WHAT TO WORK ON. The lines to be extracted run from the start of the listing through the line containing "const betterText = 'Better';"; copy them exactly and nothing else.

DATASET SECTION.

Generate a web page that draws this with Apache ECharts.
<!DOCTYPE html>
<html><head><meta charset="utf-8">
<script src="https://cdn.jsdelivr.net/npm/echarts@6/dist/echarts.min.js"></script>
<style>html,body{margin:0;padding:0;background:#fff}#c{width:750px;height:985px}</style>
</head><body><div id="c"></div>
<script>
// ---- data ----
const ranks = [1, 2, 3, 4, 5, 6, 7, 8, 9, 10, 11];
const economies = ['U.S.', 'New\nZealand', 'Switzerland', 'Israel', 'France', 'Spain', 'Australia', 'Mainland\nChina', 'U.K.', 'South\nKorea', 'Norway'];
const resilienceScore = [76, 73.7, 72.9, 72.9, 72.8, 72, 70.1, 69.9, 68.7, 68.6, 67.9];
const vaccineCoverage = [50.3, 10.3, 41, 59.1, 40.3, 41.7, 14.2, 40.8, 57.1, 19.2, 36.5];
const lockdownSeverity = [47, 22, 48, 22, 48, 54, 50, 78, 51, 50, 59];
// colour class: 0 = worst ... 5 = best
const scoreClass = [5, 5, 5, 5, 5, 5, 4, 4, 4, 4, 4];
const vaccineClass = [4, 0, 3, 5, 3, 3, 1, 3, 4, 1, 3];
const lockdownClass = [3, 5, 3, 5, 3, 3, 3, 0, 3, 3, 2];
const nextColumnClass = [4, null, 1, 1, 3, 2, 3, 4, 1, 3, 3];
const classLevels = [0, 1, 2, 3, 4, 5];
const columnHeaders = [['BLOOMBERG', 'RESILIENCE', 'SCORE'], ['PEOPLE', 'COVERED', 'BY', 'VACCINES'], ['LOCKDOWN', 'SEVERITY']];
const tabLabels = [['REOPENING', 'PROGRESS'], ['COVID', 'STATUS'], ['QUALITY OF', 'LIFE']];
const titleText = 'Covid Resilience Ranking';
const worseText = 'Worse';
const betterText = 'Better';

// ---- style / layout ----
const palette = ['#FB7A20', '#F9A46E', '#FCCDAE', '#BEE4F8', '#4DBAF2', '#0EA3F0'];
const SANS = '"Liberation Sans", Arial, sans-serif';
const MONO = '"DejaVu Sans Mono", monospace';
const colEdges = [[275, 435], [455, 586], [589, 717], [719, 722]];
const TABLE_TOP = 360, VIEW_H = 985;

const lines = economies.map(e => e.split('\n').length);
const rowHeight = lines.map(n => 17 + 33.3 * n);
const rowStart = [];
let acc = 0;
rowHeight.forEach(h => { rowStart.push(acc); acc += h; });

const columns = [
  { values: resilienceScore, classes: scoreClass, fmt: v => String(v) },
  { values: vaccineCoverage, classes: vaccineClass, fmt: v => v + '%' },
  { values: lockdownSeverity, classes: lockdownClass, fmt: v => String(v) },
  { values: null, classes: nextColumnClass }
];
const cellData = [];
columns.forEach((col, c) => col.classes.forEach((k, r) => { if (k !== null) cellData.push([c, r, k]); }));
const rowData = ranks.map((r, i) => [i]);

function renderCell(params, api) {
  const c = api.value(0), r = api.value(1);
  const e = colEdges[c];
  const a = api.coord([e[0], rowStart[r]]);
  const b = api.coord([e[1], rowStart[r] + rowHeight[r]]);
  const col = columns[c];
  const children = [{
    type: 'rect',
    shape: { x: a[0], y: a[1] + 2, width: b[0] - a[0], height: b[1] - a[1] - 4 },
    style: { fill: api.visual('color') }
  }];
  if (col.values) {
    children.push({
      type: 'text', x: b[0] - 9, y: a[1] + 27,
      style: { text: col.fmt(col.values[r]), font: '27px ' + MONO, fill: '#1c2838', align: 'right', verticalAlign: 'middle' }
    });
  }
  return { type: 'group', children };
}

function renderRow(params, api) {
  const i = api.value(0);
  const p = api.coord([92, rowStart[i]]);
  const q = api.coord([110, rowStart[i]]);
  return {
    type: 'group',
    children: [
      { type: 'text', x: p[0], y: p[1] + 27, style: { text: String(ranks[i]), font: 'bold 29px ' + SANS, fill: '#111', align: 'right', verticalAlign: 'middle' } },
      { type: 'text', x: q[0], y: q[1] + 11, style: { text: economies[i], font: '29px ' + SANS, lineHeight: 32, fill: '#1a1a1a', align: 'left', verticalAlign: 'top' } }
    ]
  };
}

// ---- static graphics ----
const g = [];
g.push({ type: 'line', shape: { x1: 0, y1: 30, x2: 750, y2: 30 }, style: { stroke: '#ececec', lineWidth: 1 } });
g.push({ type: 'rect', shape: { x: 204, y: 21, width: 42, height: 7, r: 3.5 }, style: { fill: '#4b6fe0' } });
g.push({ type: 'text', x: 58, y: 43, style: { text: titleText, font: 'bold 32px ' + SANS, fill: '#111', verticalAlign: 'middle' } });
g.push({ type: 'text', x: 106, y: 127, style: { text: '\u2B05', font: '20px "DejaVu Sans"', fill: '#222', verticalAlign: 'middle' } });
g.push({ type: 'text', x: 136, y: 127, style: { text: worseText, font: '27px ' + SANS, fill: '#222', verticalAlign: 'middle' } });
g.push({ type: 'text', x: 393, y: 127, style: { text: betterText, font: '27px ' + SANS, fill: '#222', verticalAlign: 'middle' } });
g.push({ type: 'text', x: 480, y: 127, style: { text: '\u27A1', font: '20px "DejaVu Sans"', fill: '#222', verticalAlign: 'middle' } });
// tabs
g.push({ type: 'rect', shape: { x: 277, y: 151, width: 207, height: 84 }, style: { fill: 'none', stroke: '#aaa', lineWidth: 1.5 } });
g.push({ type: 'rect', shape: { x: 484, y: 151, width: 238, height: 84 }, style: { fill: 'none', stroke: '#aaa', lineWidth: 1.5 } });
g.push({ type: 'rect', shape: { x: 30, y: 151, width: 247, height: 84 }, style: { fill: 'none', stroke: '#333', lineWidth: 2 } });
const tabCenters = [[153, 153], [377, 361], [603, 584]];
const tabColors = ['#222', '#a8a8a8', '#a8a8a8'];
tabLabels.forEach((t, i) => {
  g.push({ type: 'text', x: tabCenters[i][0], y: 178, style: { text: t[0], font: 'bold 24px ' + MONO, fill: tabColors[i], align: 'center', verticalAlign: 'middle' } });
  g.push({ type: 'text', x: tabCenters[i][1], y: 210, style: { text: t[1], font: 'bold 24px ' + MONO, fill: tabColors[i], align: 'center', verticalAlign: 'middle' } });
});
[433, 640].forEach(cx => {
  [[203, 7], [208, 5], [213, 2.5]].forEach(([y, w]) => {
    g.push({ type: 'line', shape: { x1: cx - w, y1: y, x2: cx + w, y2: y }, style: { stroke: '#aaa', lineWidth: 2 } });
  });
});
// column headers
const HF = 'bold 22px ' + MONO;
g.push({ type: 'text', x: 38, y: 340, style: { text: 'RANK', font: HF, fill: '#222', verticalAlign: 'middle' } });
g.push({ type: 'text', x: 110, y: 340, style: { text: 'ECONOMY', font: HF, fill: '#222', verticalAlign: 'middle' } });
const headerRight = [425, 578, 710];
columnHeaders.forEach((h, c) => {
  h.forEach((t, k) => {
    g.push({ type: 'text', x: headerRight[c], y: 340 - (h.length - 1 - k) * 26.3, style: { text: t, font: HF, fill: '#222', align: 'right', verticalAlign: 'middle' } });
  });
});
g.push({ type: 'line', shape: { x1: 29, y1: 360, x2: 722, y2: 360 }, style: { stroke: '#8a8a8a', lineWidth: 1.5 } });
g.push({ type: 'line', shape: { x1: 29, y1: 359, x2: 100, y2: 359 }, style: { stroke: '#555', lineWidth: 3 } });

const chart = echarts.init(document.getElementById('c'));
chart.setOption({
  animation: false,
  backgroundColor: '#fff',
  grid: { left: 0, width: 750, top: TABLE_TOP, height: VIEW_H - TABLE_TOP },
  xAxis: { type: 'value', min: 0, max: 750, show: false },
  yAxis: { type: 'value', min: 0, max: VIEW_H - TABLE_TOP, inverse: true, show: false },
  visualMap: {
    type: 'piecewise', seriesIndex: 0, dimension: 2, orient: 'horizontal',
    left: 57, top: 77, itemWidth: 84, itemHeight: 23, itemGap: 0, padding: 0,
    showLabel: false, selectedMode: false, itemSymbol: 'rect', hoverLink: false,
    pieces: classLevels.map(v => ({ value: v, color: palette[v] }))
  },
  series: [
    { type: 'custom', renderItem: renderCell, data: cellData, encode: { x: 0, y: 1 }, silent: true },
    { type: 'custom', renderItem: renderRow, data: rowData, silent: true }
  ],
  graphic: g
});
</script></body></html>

SOLUTION FOR THIS TASK.
Generate a web page that draws this with Apache ECharts.
<!DOCTYPE html>
<html><head><meta charset="utf-8">
<script src="https://cdn.jsdelivr.net/npm/echarts@6/dist/echarts.min.js"></script>
<style>html,body{margin:0;padding:0;background:#fff}#c{width:750px;height:985px}</style>
</head><body><div id="c"></div>
<script>
// ---- data ----
const ranks = [1, 2, 3, 4, 5, 6, 7, 8, 9, 10, 11];
const economies = ['U.S.', 'New\nZealand', 'Switzerland', 'Israel', 'France', 'Spain', 'Australia', 'Mainland\nChina', 'U.K.', 'South\nKorea', 'Norway'];
const resilienceScore = [76, 73.7, 72.9, 72.9, 72.8, 72, 70.1, 69.9, 68.7, 68.6, 67.9];
const vaccineCoverage = [50.3, 10.3, 41, 59.1, 40.3, 41.7, 14.2, 40.8, 57.1, 19.2, 36.5];
const lockdownSeverity = [47, 22, 48, 22, 48, 54, 50, 78, 51, 50, 59];
// colour class: 0 = worst ... 5 = best
const scoreClass = [5, 5, 5, 5, 5, 5, 4, 4, 4, 4, 4];
const vaccineClass = [4, 0, 3, 5, 3, 3, 1, 3, 4, 1, 3];
const lockdownClass = [3, 5, 3, 5, 3, 3, 3, 0, 3, 3, 2];
const nextColumnClass = [4, null, 1, 1, 3, 2, 3, 4, 1, 3, 3];
const classLevels = [0, 1, 2, 3, 4, 5];
const columnHeaders = [['BLOOMBERG', 'RESILIENCE', 'SCORE'], ['PEOPLE', 'COVERED', 'BY', 'VACCINES'], ['LOCKDOWN', 'SEVERITY']];
const tabLabels = [['REOPENING', 'PROGRESS'], ['COVID', 'STATUS'], ['QUALITY OF', 'LIFE']];
const titleText = 'Covid Resilience Ranking';
const worseText = 'Worse';
const betterText = 'Better';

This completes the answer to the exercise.